There’s been a huge uproar in the biking community in recent weeks, since the BBC announced their shortlist for Sports Personality of the Year, due to be held tonight and notably not including any of the British World Champions from motorcycling crowned this year.
In a piece penned last night, my colleague Stephen Davison made the argument as to why it was insulting to Danny Kent and Jonathan Rea to be not included in the twelve-person line-up due to be cut down to one by a public vote tonight in Belfast.
However – and I know it’s not going to be popular – I disagree completely with Stephen and a lot of bike fans; I don’t think either of them should be on the shortlist.
I’m not taking anything away from Danny or Jonathan (or Tai Woffinden, Tim Reeves and Patrick Farrance, Jamie McCanney, or Emma Bristow – all British World Champions in 2015).
Danny was dominant in the early part of the Moto3 season, winning races with a gap that we’ve never seen before in that class, while Jonathan did what we always knew he was capable of doing on a fast bike – utterly dominate World Superbikes.
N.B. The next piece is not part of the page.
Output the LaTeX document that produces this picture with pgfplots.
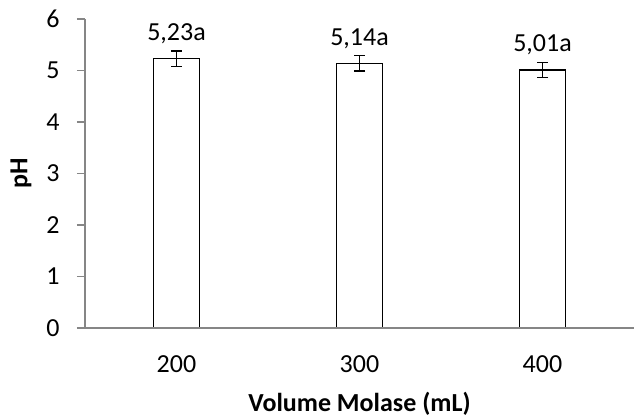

But look for a second on what they achieved from the point of view of a non-biking fan. Moto3 is a support class for MotoGP, much like GP2 is for Formula 1 (won in 2014, incidentally, by a Brit who wasn’t nominated for SPOTY), and World Superbikes is a second tier competition – World Endurance to Formula 1, to use the car model again (and also won by a Brit in 2015!).
Moreover, World Superbikes has become the forgotten cousin in recent years. Dwindling crowd attendance and poor TV figures, especially in the UK and despite British dominance of the series, it’s lost all of the lustre that made it the most important series in bike racing back in the nineties.
Meanwhile, we’re up against athletes from sports on the rise. Chris Froome and Lizzie Armistead are nominated, on the crest of a wave of popularity for cycling. Lucy bronze is nominated, after the England team exploded in popularity over the course of the Women’s’ World Cup, eventually pulling a huge 2.5 million people to watch their semi final performance.
Even rugby league, almost forgotten outside of the north of England, draws the sort of crowds every weekend of the season that the British MotoGP race would kill for.
My point is, that while we’re exceptionally lucky to be in a period of incredible British talent in motorcycling, we’re still a niche; and Moto3, World Superbikes, Speedway and Enduro are niches within that.
Trust me when I say that I’ll be the loudest cheering when a British rider finally wins a MotoGP title (it’s not too far away!) – and if they don’t get a SPOTY nomination, then I’ll lead the pitchforks myself. But until that day, we’re just going to have to accept our lot in life.